Monday, October 10, 2011

Book review - The Parthenon Code

I love mythology.  These are the stories that have inspired and delighted for hundreds of generations, and they are nowhere near tapped out, as anyone who likes the Percy Jackson books will tell you.  I must have been about 9 when my grandparents let me take Myths of Greece and Rome, by H.A. Guerber, from their library.  I read and reread it, and now am using it as the basis of my mythology unit for my 8th graders.  You're never too old to have these stories read to you... of course, you can't expect 13-year-olds to take them seriously (Cronos wearing "world's best dad" t-shirt while eating his kids... Juno, transformed into a cow, asking Jupiter "does this transformation make me look fat?"... Cupid and Psyche relationship status on Facebook: it's complicated.)

Which is why The Parthenon Code: Mankind's History in Marble, by Robert Bowie Johnson, was such a disappointment. I wanted to like this book: saw a blurb about it years ago and thought, "Oh cool, a Christian view of mythology."  It's kind of a special interest of mine... I believe that most of the myths originated in the time before Moses, perhaps even before Noah, and that many of them contain garbled but recognizable variations of Biblical truth.  Other fascinating books I've read that touch on the subject include Jonathan Edwards Confronts the Gods by Gerald McDermott and The Real Meaning of the Zodiac by the late D. James Kennedy - I recommend the Kennedy book as an approachable introduction; it's based on a sermon series he gave.
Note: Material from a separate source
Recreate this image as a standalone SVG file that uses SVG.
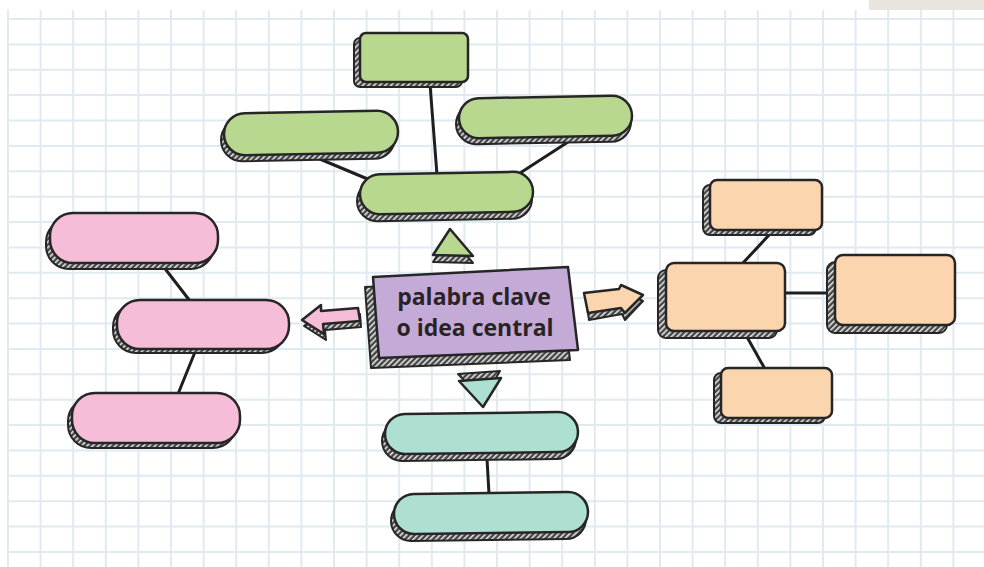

I had to get Johnson's book through inter-library loan; it's a vanity press publication, and has effusive praise on the back cover ("The most original book of the decade, if not the last fifty years") and overleaf ("...presents nothing less than a thoroughly substantiated unified theory of human history.")  But when I checked the bibliography, there was not one single reference from earlier than 1900.  This would seem to me to be a problem in a work touching on classical culture.  He also made the very puzzling choice of using the Concordant translation of the Bible for his Biblical quotes.  The extreme literalism of this translation is disastrous for anyone looking for clear English.  As a teacher of an ancient language, I spend a disproportionate amount of time trying to coax young students to form translations in good English.  This translation takes them in the opposite direction.  Rather than "the earth was formless and void" he insists "the earth became a Chaos," after God created it.  There are some serious theological problems there.

Johnson is interested in using analysis of the art on the Parthenon and ancient vases to prove his pet theory that Greek mythology stems from the line of Kain (he insists on this spelling, and also "Kentaurs") and is diametrically opposed to the true Biblical religion.  He claims that Hera represents the "primal Eve," Athena  or a-thanatos, the deathless one, represents "the deified serpent's Eve," and the little-studied old sea-god Nereus is actually Noah, who gets no respect from the line of Kain.  There is no mention of Deucalion, the Noah-equivalent most mythologists mention.  Art history helped make Dan Brown's The Davinci Code a huge phenomenon; Johnson probably hoped for some of that action.  I did enjoy the analysis of the art on the vases, and I'm not unsympathetic to Johnson's interpretation, but I think his labored writing style and preachy tone spoil any worthwhile point he was trying to make.  I get the impression he wants to market his books to Christian homeschoolers; but their money would be better spent downloading the Kindle version of Guerber's Myths book.